======== TASK INPUTS ========

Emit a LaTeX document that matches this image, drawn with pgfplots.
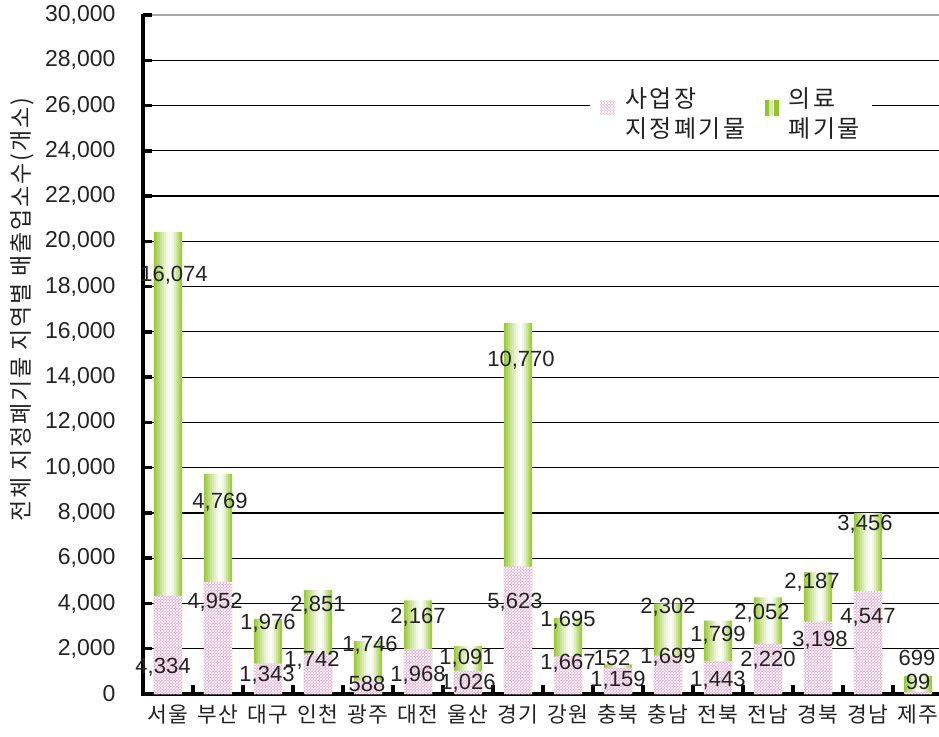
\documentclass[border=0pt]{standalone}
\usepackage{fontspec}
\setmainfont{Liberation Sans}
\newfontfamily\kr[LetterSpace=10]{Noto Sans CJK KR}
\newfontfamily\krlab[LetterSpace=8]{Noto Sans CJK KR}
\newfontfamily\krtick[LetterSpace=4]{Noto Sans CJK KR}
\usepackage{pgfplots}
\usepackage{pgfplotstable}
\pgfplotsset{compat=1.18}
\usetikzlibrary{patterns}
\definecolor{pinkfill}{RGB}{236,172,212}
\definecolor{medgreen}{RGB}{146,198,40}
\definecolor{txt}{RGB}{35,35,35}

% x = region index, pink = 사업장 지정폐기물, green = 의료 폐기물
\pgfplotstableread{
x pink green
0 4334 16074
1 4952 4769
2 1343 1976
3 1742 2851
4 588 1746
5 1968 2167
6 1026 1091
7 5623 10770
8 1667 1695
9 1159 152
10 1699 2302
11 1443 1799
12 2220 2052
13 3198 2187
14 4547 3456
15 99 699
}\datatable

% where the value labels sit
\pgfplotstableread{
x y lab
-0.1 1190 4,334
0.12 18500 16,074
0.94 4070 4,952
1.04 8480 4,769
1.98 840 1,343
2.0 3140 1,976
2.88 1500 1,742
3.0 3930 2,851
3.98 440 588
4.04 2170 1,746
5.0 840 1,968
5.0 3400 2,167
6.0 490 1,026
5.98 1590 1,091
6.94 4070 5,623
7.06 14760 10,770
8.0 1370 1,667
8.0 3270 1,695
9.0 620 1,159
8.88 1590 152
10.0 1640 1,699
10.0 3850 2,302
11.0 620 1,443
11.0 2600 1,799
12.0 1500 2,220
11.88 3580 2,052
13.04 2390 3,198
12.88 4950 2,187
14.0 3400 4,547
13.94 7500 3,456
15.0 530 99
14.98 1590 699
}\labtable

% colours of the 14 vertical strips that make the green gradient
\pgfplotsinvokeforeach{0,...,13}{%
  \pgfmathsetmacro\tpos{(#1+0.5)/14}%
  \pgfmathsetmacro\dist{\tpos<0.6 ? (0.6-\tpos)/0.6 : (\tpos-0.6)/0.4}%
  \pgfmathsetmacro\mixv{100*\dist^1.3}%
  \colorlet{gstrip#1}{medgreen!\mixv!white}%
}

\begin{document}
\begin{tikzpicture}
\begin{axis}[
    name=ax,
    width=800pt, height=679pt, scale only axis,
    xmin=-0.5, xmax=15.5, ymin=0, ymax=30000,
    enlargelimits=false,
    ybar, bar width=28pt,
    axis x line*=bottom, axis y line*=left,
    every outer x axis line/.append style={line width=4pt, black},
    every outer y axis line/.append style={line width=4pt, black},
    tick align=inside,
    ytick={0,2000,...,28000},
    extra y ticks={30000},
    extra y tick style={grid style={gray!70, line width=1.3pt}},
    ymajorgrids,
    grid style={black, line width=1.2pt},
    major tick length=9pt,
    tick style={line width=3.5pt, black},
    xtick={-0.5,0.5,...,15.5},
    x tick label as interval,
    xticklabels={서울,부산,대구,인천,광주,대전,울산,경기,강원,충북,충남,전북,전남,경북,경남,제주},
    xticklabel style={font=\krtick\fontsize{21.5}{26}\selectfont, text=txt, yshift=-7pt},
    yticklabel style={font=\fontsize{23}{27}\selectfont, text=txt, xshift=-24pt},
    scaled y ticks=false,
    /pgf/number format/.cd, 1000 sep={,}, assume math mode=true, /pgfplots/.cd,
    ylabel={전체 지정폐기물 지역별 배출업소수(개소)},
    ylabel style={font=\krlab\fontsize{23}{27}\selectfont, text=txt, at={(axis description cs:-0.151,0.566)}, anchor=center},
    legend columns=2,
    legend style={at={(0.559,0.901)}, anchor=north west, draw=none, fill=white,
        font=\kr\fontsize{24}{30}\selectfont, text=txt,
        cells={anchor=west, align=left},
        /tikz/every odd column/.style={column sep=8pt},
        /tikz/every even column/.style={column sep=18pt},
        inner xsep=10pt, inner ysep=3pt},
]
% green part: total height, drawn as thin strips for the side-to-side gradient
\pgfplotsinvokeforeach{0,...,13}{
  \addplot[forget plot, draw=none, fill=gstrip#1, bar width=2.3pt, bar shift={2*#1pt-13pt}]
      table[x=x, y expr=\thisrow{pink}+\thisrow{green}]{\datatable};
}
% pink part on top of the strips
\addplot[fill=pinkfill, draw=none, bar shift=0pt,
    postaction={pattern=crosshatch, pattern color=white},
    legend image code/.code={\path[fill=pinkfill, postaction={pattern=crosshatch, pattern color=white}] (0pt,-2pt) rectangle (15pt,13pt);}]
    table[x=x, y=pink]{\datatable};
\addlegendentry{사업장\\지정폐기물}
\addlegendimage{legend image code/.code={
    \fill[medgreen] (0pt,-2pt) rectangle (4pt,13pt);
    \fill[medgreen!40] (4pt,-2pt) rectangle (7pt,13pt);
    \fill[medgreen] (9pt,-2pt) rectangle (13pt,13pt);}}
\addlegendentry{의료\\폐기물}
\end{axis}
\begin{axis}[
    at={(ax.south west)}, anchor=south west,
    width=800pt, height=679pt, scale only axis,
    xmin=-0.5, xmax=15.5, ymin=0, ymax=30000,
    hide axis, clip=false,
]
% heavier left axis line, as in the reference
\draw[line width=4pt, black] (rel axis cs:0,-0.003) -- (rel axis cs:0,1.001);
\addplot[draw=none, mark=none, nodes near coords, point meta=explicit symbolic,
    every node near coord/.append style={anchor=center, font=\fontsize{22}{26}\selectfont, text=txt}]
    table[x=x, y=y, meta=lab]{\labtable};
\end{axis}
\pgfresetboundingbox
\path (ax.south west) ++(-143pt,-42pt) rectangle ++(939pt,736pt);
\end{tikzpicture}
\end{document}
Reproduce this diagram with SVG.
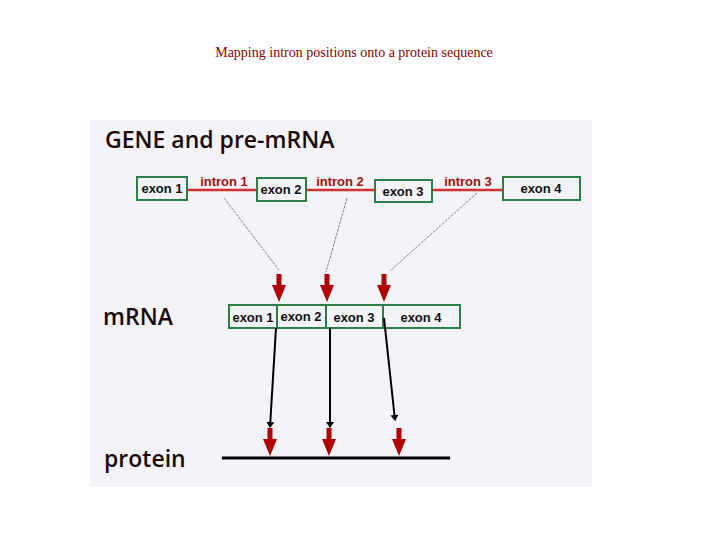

========

_TO DO_
Leave out the pictures and give the listing above again exactly.

_TASK RESULT_
Emit a LaTeX document that matches this image, drawn with pgfplots.
\documentclass[border=0pt]{standalone}
\usepackage{fontspec}
\setmainfont{Liberation Sans}
\newfontfamily\kr[LetterSpace=10]{Noto Sans CJK KR}
\newfontfamily\krlab[LetterSpace=8]{Noto Sans CJK KR}
\newfontfamily\krtick[LetterSpace=4]{Noto Sans CJK KR}
\usepackage{pgfplots}
\usepackage{pgfplotstable}
\pgfplotsset{compat=1.18}
\usetikzlibrary{patterns}
\definecolor{pinkfill}{RGB}{236,172,212}
\definecolor{medgreen}{RGB}{146,198,40}
\definecolor{txt}{RGB}{35,35,35}

% x = region index, pink = 사업장 지정폐기물, green = 의료 폐기물
\pgfplotstableread{
x pink green
0 4334 16074
1 4952 4769
2 1343 1976
3 1742 2851
4 588 1746
5 1968 2167
6 1026 1091
7 5623 10770
8 1667 1695
9 1159 152
10 1699 2302
11 1443 1799
12 2220 2052
13 3198 2187
14 4547 3456
15 99 699
}\datatable

% where the value labels sit
\pgfplotstableread{
x y lab
-0.1 1190 4,334
0.12 18500 16,074
0.94 4070 4,952
1.04 8480 4,769
1.98 840 1,343
2.0 3140 1,976
2.88 1500 1,742
3.0 3930 2,851
3.98 440 588
4.04 2170 1,746
5.0 840 1,968
5.0 3400 2,167
6.0 490 1,026
5.98 1590 1,091
6.94 4070 5,623
7.06 14760 10,770
8.0 1370 1,667
8.0 3270 1,695
9.0 620 1,159
8.88 1590 152
10.0 1640 1,699
10.0 3850 2,302
11.0 620 1,443
11.0 2600 1,799
12.0 1500 2,220
11.88 3580 2,052
13.04 2390 3,198
12.88 4950 2,187
14.0 3400 4,547
13.94 7500 3,456
15.0 530 99
14.98 1590 699
}\labtable

% colours of the 14 vertical strips that make the green gradient
\pgfplotsinvokeforeach{0,...,13}{%
  \pgfmathsetmacro\tpos{(#1+0.5)/14}%
  \pgfmathsetmacro\dist{\tpos<0.6 ? (0.6-\tpos)/0.6 : (\tpos-0.6)/0.4}%
  \pgfmathsetmacro\mixv{100*\dist^1.3}%
  \colorlet{gstrip#1}{medgreen!\mixv!white}%
}

\begin{document}
\begin{tikzpicture}
\begin{axis}[
    name=ax,
    width=800pt, height=679pt, scale only axis,
    xmin=-0.5, xmax=15.5, ymin=0, ymax=30000,
    enlargelimits=false,
    ybar, bar width=28pt,
    axis x line*=bottom, axis y line*=left,
    every outer x axis line/.append style={line width=4pt, black},
    every outer y axis line/.append style={line width=4pt, black},
    tick align=inside,
    ytick={0,2000,...,28000},
    extra y ticks={30000},
    extra y tick style={grid style={gray!70, line width=1.3pt}},
    ymajorgrids,
    grid style={black, line width=1.2pt},
    major tick length=9pt,
    tick style={line width=3.5pt, black},
    xtick={-0.5,0.5,...,15.5},
    x tick label as interval,
    xticklabels={서울,부산,대구,인천,광주,대전,울산,경기,강원,충북,충남,전북,전남,경북,경남,제주},
    xticklabel style={font=\krtick\fontsize{21.5}{26}\selectfont, text=txt, yshift=-7pt},
    yticklabel style={font=\fontsize{23}{27}\selectfont, text=txt, xshift=-24pt},
    scaled y ticks=false,
    /pgf/number format/.cd, 1000 sep={,}, assume math mode=true, /pgfplots/.cd,
    ylabel={전체 지정폐기물 지역별 배출업소수(개소)},
    ylabel style={font=\krlab\fontsize{23}{27}\selectfont, text=txt, at={(axis description cs:-0.151,0.566)}, anchor=center},
    legend columns=2,
    legend style={at={(0.559,0.901)}, anchor=north west, draw=none, fill=white,
        font=\kr\fontsize{24}{30}\selectfont, text=txt,
        cells={anchor=west, align=left},
        /tikz/every odd column/.style={column sep=8pt},
        /tikz/every even column/.style={column sep=18pt},
        inner xsep=10pt, inner ysep=3pt},
]
% green part: total height, drawn as thin strips for the side-to-side gradient
\pgfplotsinvokeforeach{0,...,13}{
  \addplot[forget plot, draw=none, fill=gstrip#1, bar width=2.3pt, bar shift={2*#1pt-13pt}]
      table[x=x, y expr=\thisrow{pink}+\thisrow{green}]{\datatable};
}
% pink part on top of the strips
\addplot[fill=pinkfill, draw=none, bar shift=0pt,
    postaction={pattern=crosshatch, pattern color=white},
    legend image code/.code={\path[fill=pinkfill, postaction={pattern=crosshatch, pattern color=white}] (0pt,-2pt) rectangle (15pt,13pt);}]
    table[x=x, y=pink]{\datatable};
\addlegendentry{사업장\\지정폐기물}
\addlegendimage{legend image code/.code={
    \fill[medgreen] (0pt,-2pt) rectangle (4pt,13pt);
    \fill[medgreen!40] (4pt,-2pt) rectangle (7pt,13pt);
    \fill[medgreen] (9pt,-2pt) rectangle (13pt,13pt);}}
\addlegendentry{의료\\폐기물}
\end{axis}
\begin{axis}[
    at={(ax.south west)}, anchor=south west,
    width=800pt, height=679pt, scale only axis,
    xmin=-0.5, xmax=15.5, ymin=0, ymax=30000,
    hide axis, clip=false,
]
% heavier left axis line, as in the reference
\draw[line width=4pt, black] (rel axis cs:0,-0.003) -- (rel axis cs:0,1.001);
\addplot[draw=none, mark=none, nodes near coords, point meta=explicit symbolic,
    every node near coord/.append style={anchor=center, font=\fontsize{22}{26}\selectfont, text=txt}]
    table[x=x, y=y, meta=lab]{\labtable};
\end{axis}
\pgfresetboundingbox
\path (ax.south west) ++(-143pt,-42pt) rectangle ++(939pt,736pt);
\end{tikzpicture}
\end{document}
Reproduce this diagram with SVG.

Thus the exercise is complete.